Home » Bucks-Mont, Featured, Lehigh Valley, Philadelphia

‘Tis the Season For Hauntings

7 October 2010 2 Comments

Several years ago I talked my editors into letting me go to Gettysburg to cover a statewide paranormal conference. Topics ranged from visual images of ghosts to electronic voice manifestations to the existence of vampires. While there, I interviewed a self-proclaimed psychic and a man who said his dog could see ghosts.

We decided to drive out to Devil’s Den, a particularly haunted section of the historic battlefield, after nightfall – which, technically, isn’t legal – to see if either the psychic or the dog could pick up any trace of paranormal activity. I have to say there probably wasn’t a self-respecting ghost within six ZIP Codes of our vicinity. The psychic was disappointed. I think the dog went to sleep.

Anyway, one of the more interesting speakers at the conference was a DeSales University professor named Kathryn Ramsland, who has written several books about alleged vampires throughout America. Ramsland was an interesting interview and she has appeared on several television shows to talk about the vampire/goth cults in many of our major cities.

A shopper peruses the offerings at the Moravian Book Shop on Main Street in Bethlehem.

I mention this because I saw that she will be doing presentations this month at the Moravian Book Shop in Bethlehem to talk about real-life haunting in Bethlehem. The shop is also offering hour-long ghost tours of the old Moravian downtown,‘Tis the season.

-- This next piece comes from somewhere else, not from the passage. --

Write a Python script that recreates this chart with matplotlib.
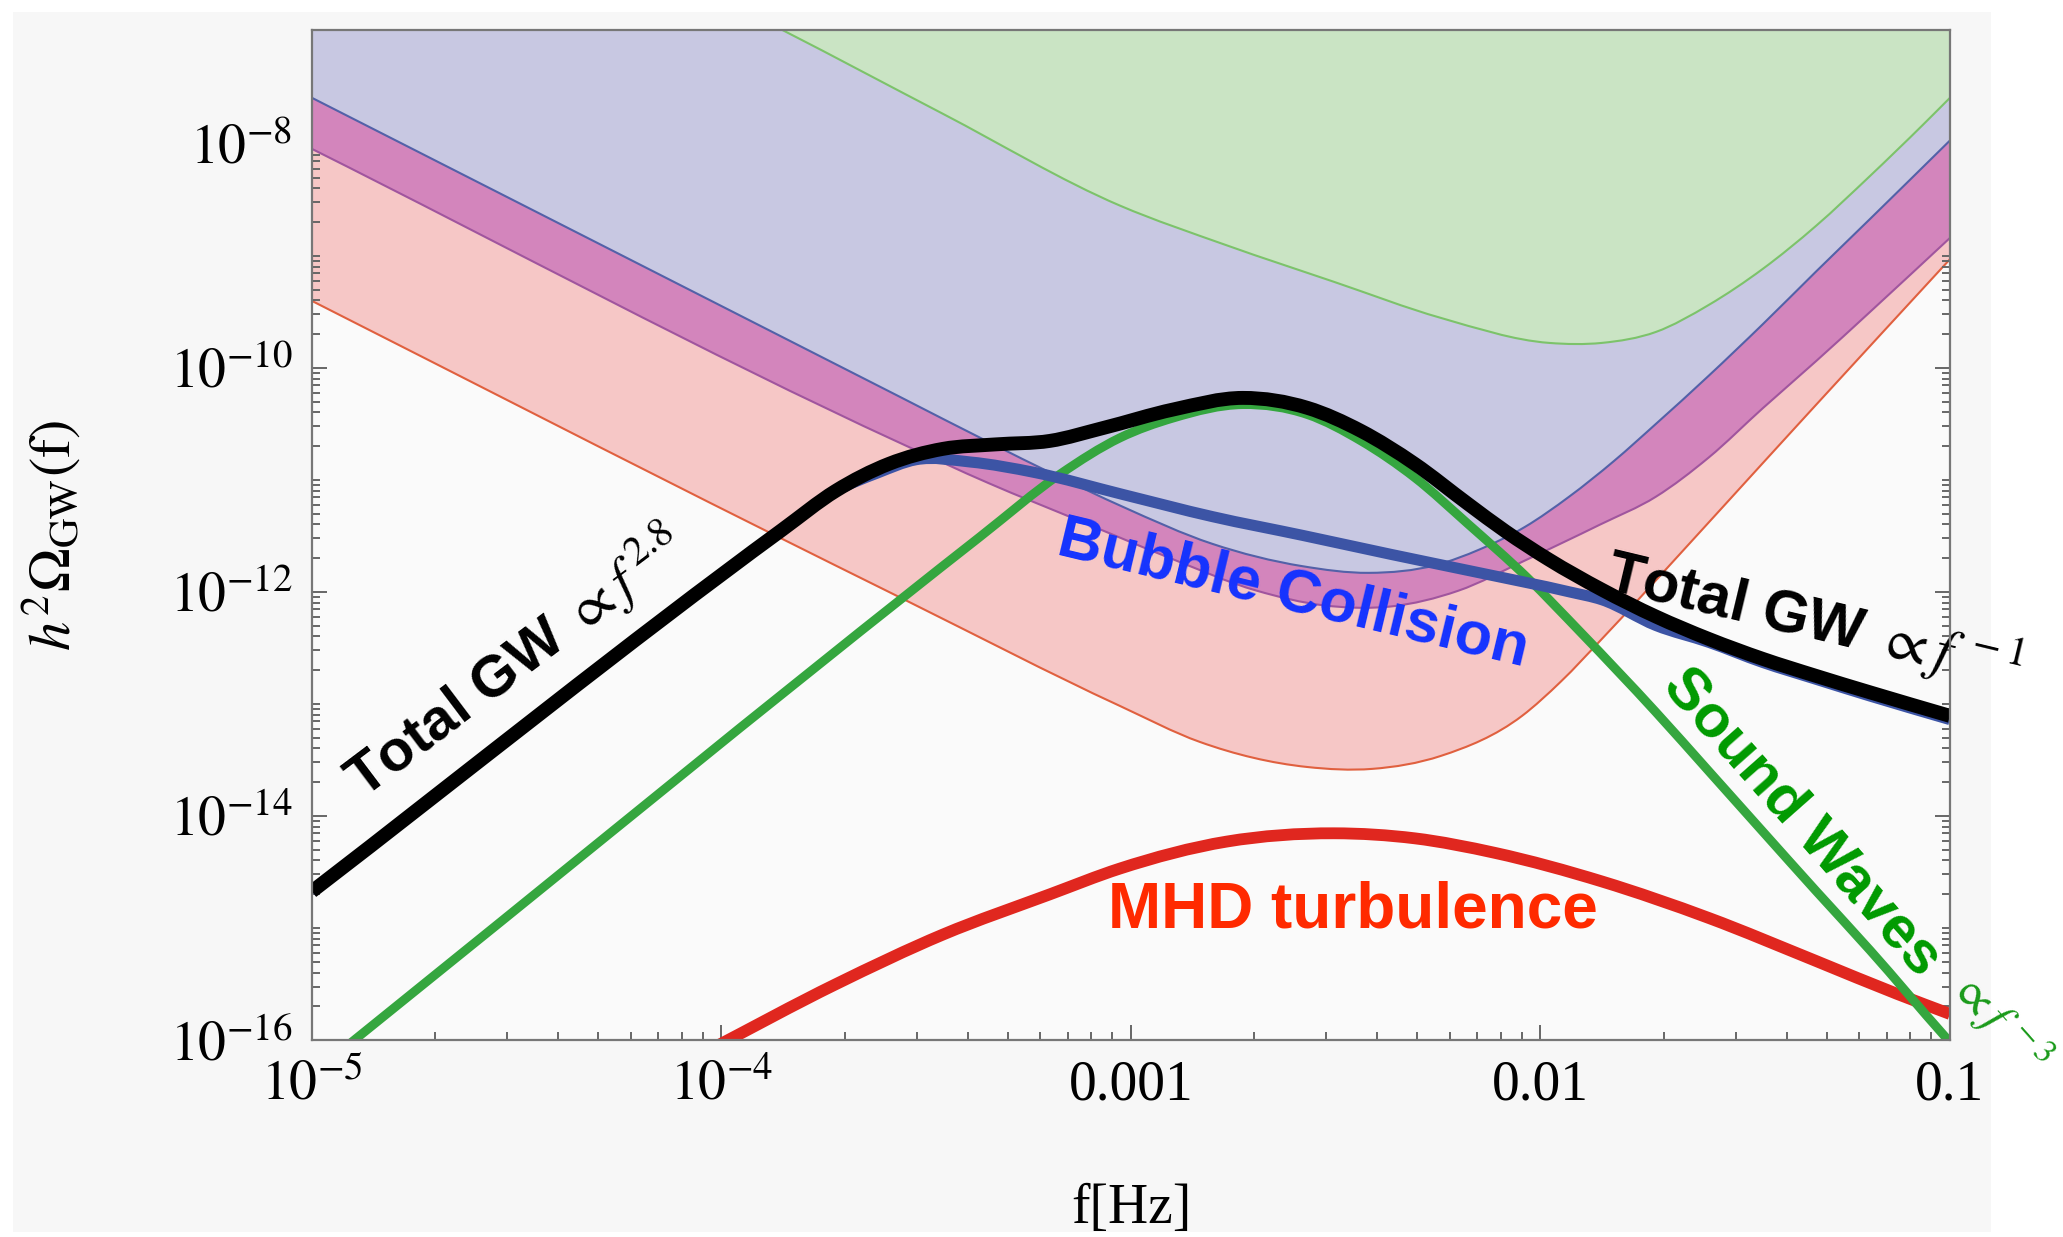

Though I have never seen a ghost or anything that resembles a ghost, I admit to liking these types of lectures and the ghost tours that appear out of nowhere every year about this time. Even if you don’t see a Civil War soldier barreling across a battlefield or hear the voice of a long-dead Moravian soul wandering the streets of downtown Bethlehem, the tours offer great living (pardon the pun) history lessons.

My first real newspaper job was in New Hope, where ghosts are pretty much accepted as part of the population. The Logan Inn at the center of town is said to be particularly haunted and visitors have reported seeing a Revolutionary War soldier in the parking lot and the vision of a little girl in other parts of the inn.

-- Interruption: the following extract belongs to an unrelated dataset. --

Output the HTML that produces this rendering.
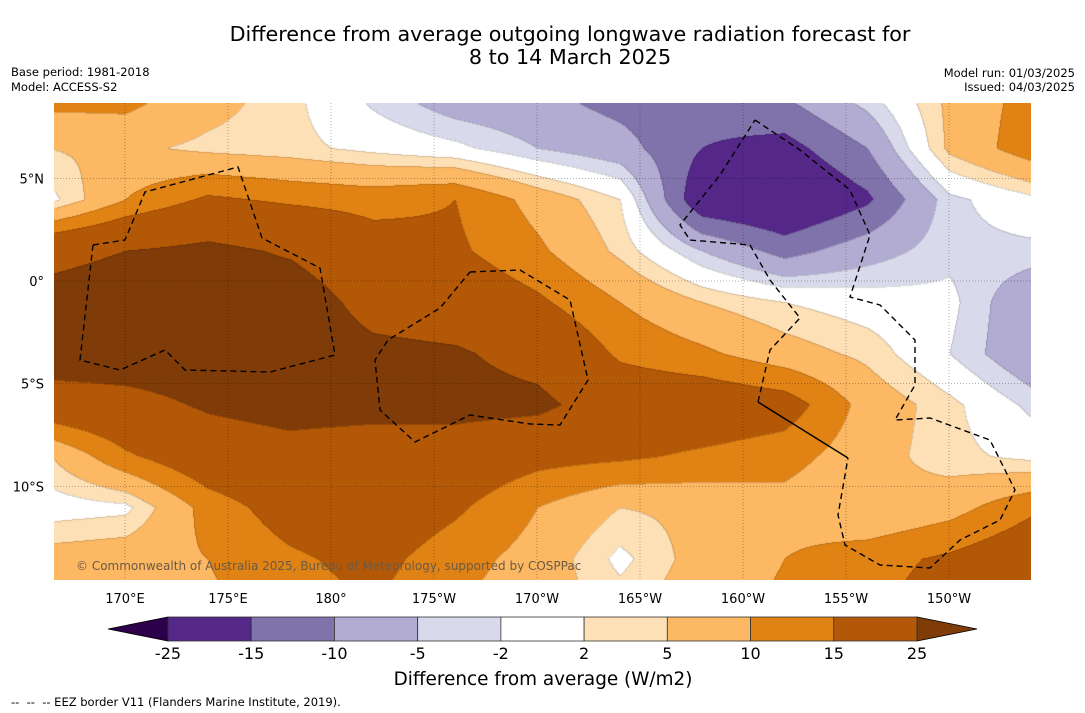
<!DOCTYPE html>
<html><head><meta charset="utf-8"><style>
body{margin:0;background:#fff;width:1085px;height:713px;overflow:hidden;position:relative;font-family:"DejaVu Sans","Liberation Sans",sans-serif}
#map{position:absolute;left:54px;top:103px}
#ov{position:absolute;left:0;top:0}
</style></head><body>
<canvas id="map" width="977" height="477"></canvas>
<svg id="ov" width="1085" height="713" xmlns="http://www.w3.org/2000/svg" font-family="DejaVu Sans, Liberation Sans, sans-serif">
<text x="570" y="41" font-size="20.7" text-anchor="middle">Difference from average outgoing longwave radiation forecast for</text>
<text x="570" y="64" font-size="20.7" text-anchor="middle">8 to 14 March 2025</text>
<text x="11" y="76" font-size="11.5">Base period: 1981-2018</text>
<text x="11" y="91" font-size="11.5">Model: ACCESS-S2</text>
<text x="1075" y="77" font-size="11.5" text-anchor="end">Model run: 01/03/2025</text>
<text x="1075" y="91" font-size="11.5" text-anchor="end">Issued: 04/03/2025</text>
<g id="grid"></g>
<g id="eez" fill="none" stroke="#000" stroke-width="1.4" stroke-dasharray="6,4">
<polyline points="93,245 125,240 145,192 238,167 262,238 320,268 335,355 270,372 185,370 165,350 120,370 80,360 93,245"/>
<polyline points="470,272 520,270 570,300 588,380 560,425 530,424 470,415 415,442 380,410 375,360 388,340 440,308 470,272"/>
<polyline points="755,120 800,150 850,190 870,235 850,297 880,305 915,340 915,385 895,420 930,418 990,440 1015,490 1000,520 960,540 930,568 880,565 845,545 838,515 848,458"/>
<polyline points="758,402 770,350 800,318 770,280 750,245 690,240 680,225 720,175 755,120"/>
<polyline points="758,402 848,458" stroke-dasharray="none"/>
</g>
<text x="76" y="570" font-size="12" fill="#6b5a45">© Commonwealth of Australia 2025, Bureau of Meteorology, supported by COSPPac</text>
<g id="xt" font-size="13" text-anchor="middle"></g>
<g id="yt" font-size="13" text-anchor="end"></g>
<g id="cb"></g>
<text x="543" y="685" font-size="18.4" text-anchor="middle">Difference from average (W/m2)</text>
<text x="11" y="706" font-size="11.5">-- &nbsp;-- &nbsp;-- EEZ border V11 (Flanders Marine Institute, 2019).</text>
</svg>
<script>
// grid longitudes (deg E) and latitudes
const lons=[166,170,174,178,182,186,190,194,198,202,206,210,214];
const lats=[9,6.5,4,1.5,-1,-3.5,-6,-8.5,-11,-13.5,-16];
const row0=[12,12,7,3,-3,-8,-9,-12,-13,-10,-3,6,12];
const row1=[5,6,4,3,1,-1,-5,-8,-15,-17,-10,6,13];
const row2=[0,10,16,14,13,15,8,2,-20,-22,-16,-3,1];
const row3=[22,25,27,24,18,16,11,4,-5,-12,-7,-3,-3];
const row4=[28,30,30,30,22,20,16,10,5,2,0,-1,-9];
const row5=[30,30,30,30,27,26,22,14,11,7,4,-2,-9];
const row6=[20,22,26,28,28,28,27,20,20,18,8,3,-3];
const row7=[4,14,20,22,20,20,17,16,14,12,7,3,1];
const row8=[0,1,12,18,20,16,10,5,6,8,5,8,14];
const row9=[7,8,10,14,17,12,8,1,7,10,13,16,20];
const row10=[8,8,9,12,15,10,7,4,8,11,14,18,26];
const rows=[row0,row1,row2,row3,row4,row5,row6,row7,row8,row9,row10];
const levels=[-25,-15,-10,-5,-2,2,5,10,15,25];
const colors=["#2d004b","#542788","#8073ac","#b2abd2","#d8daeb","#ffffff","#fee0b6","#fdb863","#e08214","#b35806","#7f3b08"];
const levelLabels=["-25","-15","-10","-5","-2","2","5","10","15","25"];
const lonTicks=[170,175,180,185,190,195,200,205,210];
const lonTickLabels=["170°E","175°E","180°","175°W","170°W","165°W","160°W","155°W","150°W"];
const latTicks=[5,0,-5,-10];
const latTickLabels=["5°N","0°","5°S","10°S"];

const X=lon=>125+(lon-170)*20.6;
const Y=lat=>281-lat*20.54;
const NS="http://www.w3.org/2000/svg";
function hex(c){return [1,3,5].map(i=>parseInt(c.substr(i,2),16));}
const rgb=colors.map(hex);
function val(lon,lat){
  let fi=(lon-lons[0])/(lons[1]-lons[0]);
  let fj=(lats[0]-lat)/(lats[0]-lats[1]);
  fi=Math.max(0,Math.min(lons.length-1.001,fi));fj=Math.max(0,Math.min(lats.length-1.001,fj));
  const i=Math.floor(fi),j=Math.floor(fj),a=fi-i,b=fj-j;
  return rows[j][i]*(1-a)*(1-b)+rows[j][i+1]*a*(1-b)+rows[j+1][i]*(1-a)*b+rows[j+1][i+1]*a*b;
}
function bin(v){let k=0;while(k<levels.length&&v>=levels[k])k++;return k;}
const cv=document.getElementById('map'),ctx=cv.getContext('2d');
const img=ctx.createImageData(977,477);
const bins=new Int8Array(977*477);
for(let py=0;py<477;py++)for(let px=0;px<977;px++){
  const lon=170+(px+54-125)/20.6, lat=(281-(py+103))/20.54;
  bins[py*977+px]=bin(val(lon,lat));
}
for(let py=0;py<477;py++)for(let px=0;px<977;px++){
  const k=bins[py*977+px];let c=rgb[k];
  if(px>0&&py>0&&(bins[py*977+px-1]!==k||bins[(py-1)*977+px]!==k))c=c.map(x=>x*0.85);
  const o=(py*977+px)*4;img.data[o]=c[0];img.data[o+1]=c[1];img.data[o+2]=c[2];img.data[o+3]=255;
}
ctx.putImageData(img,0,0);

const g=document.getElementById('grid');
lonTicks.forEach((t,i)=>{
  const l=document.createElementNS(NS,'line');
  l.setAttribute('x1',X(t));l.setAttribute('x2',X(t));l.setAttribute('y1',103);l.setAttribute('y2',580);
  l.setAttribute('stroke','#000');l.setAttribute('stroke-width','0.5');l.setAttribute('stroke-dasharray','1,2');l.setAttribute('opacity','0.6');
  
  
  g.appendChild(l);
  const tx=document.createElementNS(NS,'text');
  tx.setAttribute('x',X(t));tx.setAttribute('y',603);tx.textContent=lonTickLabels[i];
  
  
  document.getElementById('xt').appendChild(tx);
});
latTicks.forEach((t,i)=>{
  const l=document.createElementNS(NS,'line');
  l.setAttribute('x1',54);l.setAttribute('x2',1031);l.setAttribute('y1',Y(t));l.setAttribute('y2',Y(t));
  l.setAttribute('stroke','#000');l.setAttribute('stroke-width','0.5');l.setAttribute('stroke-dasharray','1,2');l.setAttribute('opacity','0.6');
  
  
  g.appendChild(l);
  const tx=document.createElementNS(NS,'text');
  tx.setAttribute('x',44);tx.setAttribute('y',Y(t)+5);tx.textContent=latTickLabels[i];
  
  
  document.getElementById('yt').appendChild(tx);
});
// colorbar
const cb=document.getElementById('cb');
const cx0=168,cw=(917-168)/(levels.length-1),cy=617,ch=24;
function add(tag,attrs,name){const e=document.createElementNS(NS,tag);for(const k in attrs)e.setAttribute(k,attrs[k]);
  
  
  cb.appendChild(e);return e;}
add('polygon',{points:`108,629 ${cx0},${cy} ${cx0},${cy+ch}`,fill:colors[0],stroke:'#000','stroke-width':0.8},'colorbar-min-arrow');
add('polygon',{points:`977,629 917,${cy} 917,${cy+ch}`,fill:colors[colors.length-1],stroke:'#000','stroke-width':0.8},'colorbar-max-arrow');
for(let i=0;i<levels.length-1;i++){
  add('rect',{x:cx0+i*cw,y:cy,width:cw,height:ch,fill:colors[i+1],stroke:'#333','stroke-width':0.8},'colorbar-bin');
}
levelLabels.forEach((s,i)=>{
  const t=add('text',{x:cx0+i*cw,y:659,'font-size':16,'text-anchor':'middle'},'colorbar-label');t.textContent=s;
});
</script>
</body></html>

A couple years ago I accompanied my son’s high school class to Philadelphia to take a ghost tour of the Old City neighborhood, which offered some great stories about Colonial America and the denizens of the neighborhood through the years.

A quick Google search will give you a listing ghost tours near your area. Check them out over the next few weeks then treat your friends with stories about the tricks pulled by those who are supposedly no longer with us.

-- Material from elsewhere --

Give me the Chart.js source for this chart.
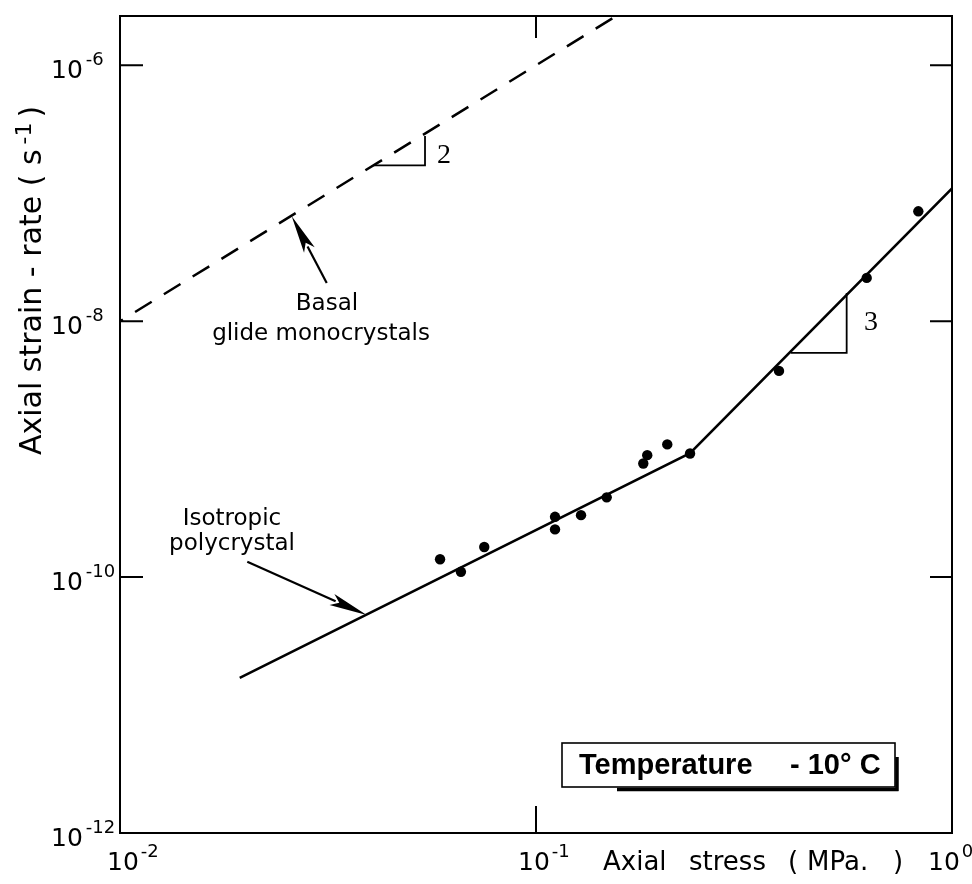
<!DOCTYPE html>
<html><head><meta charset="utf-8">
<script src="https://cdn.jsdelivr.net/npm/chart.js@4.4.1/dist/chart.umd.min.js"></script>
<style>html,body{margin:0;padding:0;background:#fff}#wrap{width:972px;height:884px}</style>
</head><body><div id="wrap"><canvas id="c" width="972" height="884"></canvas></div>
<script>
// ---- data ----
const xTicks = [0.01, 0.1, 1];
const xTickExp = ['-2', '-1', '0'];
const yTicks = [1e-12, 1e-10, 1e-8, 1e-6];
const yTickExp = ['-12', '-10', '-8', '-6'];

const dataStress = [0.0588, 0.0660, 0.0751, 0.1111, 0.1111, 0.1283, 0.1479, 0.1811, 0.1851, 0.2068, 0.2346, 0.3838, 0.6237, 0.8299];
const dataRate   = [1.38e-10, 1.10e-10, 1.72e-10, 2.96e-10, 2.36e-10, 3.05e-10, 4.20e-10, 7.73e-10, 8.98e-10, 1.09e-9, 9.25e-10, 4.09e-9, 2.18e-8, 7.23e-8];

const polyStress = [0.0194, 0.2346, 1.0];
const polyRate   = [1.63e-11, 9.3e-10, 1.09e-7];

const basalStress = [0.01, 0.16];
const basalRate   = [1e-8, 2.56e-6];

const slope2Stress = [0.0406, 0.0541, 0.0541];
const slope2Rate   = [1.655e-7, 1.655e-7, 2.8e-7];
const slope3Stress = [0.4095, 0.5582, 0.5582];
const slope3Rate   = [5.655e-9, 5.655e-9, 1.664e-8];

const arrowBasalStress = [0.0314, 0.02587];
const arrowBasalRate   = [1.99e-8, 6.61e-8];
const arrowPolyStress  = [0.02023, 0.03917];
const arrowPolyRate    = [1.317e-10, 5.05e-11];

const xTitleWords = ['Axial', 'stress', '(', 'MPa.', ')'];
const yTitleMain = 'Axial strain - rate ( s';
const yTitleSup = '-1';
const yTitleEnd = ')';
const boxText1 = 'Temperature';
const boxText2 = '- 10° C';

// ---- chart ----
const INK = '#000';
const pts = (xs, ys) => xs.map((x, i) => ({x: x, y: ys[i]}));

const decor = {
  id: 'decor',
  afterDraw(chart) {
    const ctx = chart.ctx, a = chart.chartArea, xs = chart.scales.x, ys = chart.scales.y;
    ctx.save();
    ctx.strokeStyle = INK; ctx.fillStyle = INK; ctx.lineCap = 'butt';
    // frame
    ctx.lineWidth = 2;
    ctx.strokeRect(a.left, a.top, a.right - a.left, a.bottom - a.top);
    // ticks (inward)
    ctx.lineWidth = 2;
    ctx.beginPath();
    yTicks.forEach(v => {
      if (v <= ys.min) return;
      const py = ys.getPixelForValue(v);
      ctx.moveTo(a.left, py); ctx.lineTo(a.left + 23, py);
      ctx.moveTo(a.right - 22, py); ctx.lineTo(a.right, py);
    });
    xTicks.forEach(v => {
      if (v <= xs.min || v >= xs.max) return;
      const px = xs.getPixelForValue(v);
      ctx.moveTo(px, a.top); ctx.lineTo(px, a.top + 22);
      ctx.moveTo(px, a.bottom - 27); ctx.lineTo(px, a.bottom);
    });
    ctx.stroke();

    // tick labels
    ctx.textBaseline = 'alphabetic'; ctx.textAlign = 'left';
    yTicks.forEach((v, i) => {
      const py = ys.getPixelForValue(v);
      ctx.font = '25px "DejaVu Sans"';
      ctx.fillText('10', 51, py + 13);
      const w = ctx.measureText('10').width;
      ctx.font = '18px "DejaVu Sans"';
      ctx.fillText(yTickExp[i], 51 + w + 3, py);
    });
    const xLabOff = [-13, -18, -24];
    xTicks.forEach((v, i) => {
      const px = xs.getPixelForValue(v);
      ctx.font = '25px "DejaVu Sans"';
      ctx.fillText('10', px + xLabOff[i], 870);
      const w = ctx.measureText('10').width;
      ctx.font = '18px "DejaVu Sans"';
      ctx.fillText(xTickExp[i], px + xLabOff[i] + w + 2, 857);
    });

    // x axis title
    ctx.font = '26px "DejaVu Sans"';
    const xPos = [603, 689, 788, 807, 893];
    xTitleWords.forEach((t, i) => ctx.fillText(t, xPos[i], 870));

    // y axis title (rotated)
    ctx.save();
    ctx.translate(41, 455);
    ctx.rotate(-Math.PI / 2);
    ctx.font = '30px "DejaVu Sans"';
    ctx.fillText(yTitleMain, 0, 0);
    let w = ctx.measureText(yTitleMain).width + 5;
    ctx.font = '22px "DejaVu Sans"';
    ctx.fillText(yTitleSup, w, -10);
    w += ctx.measureText(yTitleSup).width + 5;
    ctx.font = '30px "DejaVu Sans"';
    ctx.fillText(yTitleEnd, w, 0);
    ctx.restore();

    // annotation labels
    ctx.textAlign = 'center';
    ctx.font = '23px "DejaVu Sans"';
    ctx.fillText('Basal', 327, 310);
    ctx.fillText('glide monocrystals', 321, 340);
    ctx.fillText('Isotropic', 232, 525);
    ctx.fillText('polycrystal', 232, 550);
    ctx.textAlign = 'left';
    ctx.font = '28px "Liberation Serif"';
    ctx.fillText('2', 437, 163);
    ctx.fillText('3', 864, 330);

    // arrows
    const arrow = (sx, sy) => {
      const x0 = xs.getPixelForValue(sx[0]), y0 = ys.getPixelForValue(sy[0]);
      const x1 = xs.getPixelForValue(sx[1]), y1 = ys.getPixelForValue(sy[1]);
      const dx = x1 - x0, dy = y1 - y0, L = Math.hypot(dx, dy), ux = dx / L, uy = dy / L;
      const hl = 38, hw = 6;
      ctx.lineWidth = 2.2;
      ctx.beginPath(); ctx.moveTo(x0, y0); ctx.lineTo(x1 - ux * (hl - 4), y1 - uy * (hl - 4)); ctx.stroke();
      ctx.beginPath();
      ctx.moveTo(x1, y1);
      ctx.lineTo(x1 - ux * hl - uy * hw, y1 - uy * hl + ux * hw);
      ctx.lineTo(x1 - ux * (hl - 8), y1 - uy * (hl - 8));
      ctx.lineTo(x1 - ux * hl + uy * hw, y1 - uy * hl - ux * hw);
      ctx.closePath(); ctx.fill();
    };
    arrow(arrowBasalStress, arrowBasalRate);
    arrow(arrowPolyStress, arrowPolyRate);

    // temperature box
    ctx.lineWidth = 1.6;
    ctx.strokeRect(562, 743, 333, 44);
    ctx.lineWidth = 3.5;
    ctx.beginPath();
    ctx.moveTo(617, 789.5); ctx.lineTo(898.5, 789.5);
    ctx.moveTo(897, 757); ctx.lineTo(897, 791);
    ctx.stroke();
    ctx.font = 'bold 29px "Liberation Sans"';
    ctx.fillText(boxText1, 579, 774);
    ctx.fillText(boxText2, 790, 774);
    ctx.restore();
  }
};

new Chart(document.getElementById('c'), {
  type: 'scatter',
  data: {
    datasets: [
      {data: pts(basalStress, basalRate), showLine: true, borderColor: INK, borderWidth: 2.5,
       borderDash: [19.5, 14.3], borderDashOffset: 16.1, pointRadius: 0, tension: 0},
      {data: pts(polyStress, polyRate), showLine: true, borderColor: INK, borderWidth: 2.5, pointRadius: 0, tension: 0},
      {data: pts(slope2Stress, slope2Rate), showLine: true, borderColor: INK, borderWidth: 1.8, pointRadius: 0, tension: 0},
      {data: pts(slope3Stress, slope3Rate), showLine: true, borderColor: INK, borderWidth: 1.8, pointRadius: 0, tension: 0},
      {data: pts(dataStress, dataRate), showLine: false, pointRadius: 5.2, pointBackgroundColor: INK, pointBorderColor: INK, pointBorderWidth: 0}
    ]
  },
  options: {
    responsive: false, animation: false, devicePixelRatio: 1, events: [],
    layout: {padding: {left: 120, top: 16, right: 20, bottom: 51}},
    plugins: {legend: {display: false}, tooltip: {enabled: false}, title: {display: false}},
    scales: {
      x: {type: 'logarithmic', min: 0.01, max: 1, display: false},
      y: {type: 'logarithmic', min: 1e-12, max: 2.43e-6, display: false}
    }
  },
  plugins: [decor]
});
</script>
</body></html>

If You Go: New Hope, Bethlehem, Easton, Philadelphia and other towns have ghost tours running throughout the month of October. Costs vary, but most are fairly inexpensive. Ask questions and start a conversation with your tour guide to get more out of the experience.

What To Know: Most tours take about 45 to 90 minutes, depending on the location. Wear sensible walking shoes and remember to watch your step. Some urban sidewalks are in poor condition and participants could easily slip or twist an ankle.

Facts:  The Moravian Book Shop is the oldest, continually operated independent book store in the United States. Philadelphia’s Washington Square, located behind Independence Hall, is said to be particularly haunted. It was once used as a potter’s field cemetery for the city’s indigent and poor, including slaves, in Colonial times


  • Michael Fegley said:

    Here’s a haunt that you don’t want to miss:

    Fri. Oct. 8th, 7:00-9:00 pm: “Haunted History: True Recreations of Historical Horrors”
    Experience the supernatural as you visit three authentic historical recreations starting with Mary Todd Lincoln in the White House of 1863 crying out to the spirit world to reach her dead son Willie. Mary also held séances in hopes of reaching her beloved husband after his assassination. Meet Edgar Allan Poe as he curdles your blood with tales of the past. Your third and final stop delivers a close encounter with a remorseful reporter who covered Lehigh County’s most notorious 1892 double murder. First tour starts at 7:00 p.m.; last tour starts at 9:00 p.m. FREE to members; non-member adults, $6, non-member children $3.

  • admin (author) said:

    Thanks, Mike. Can’t wait to meet that “remorseful reporter.”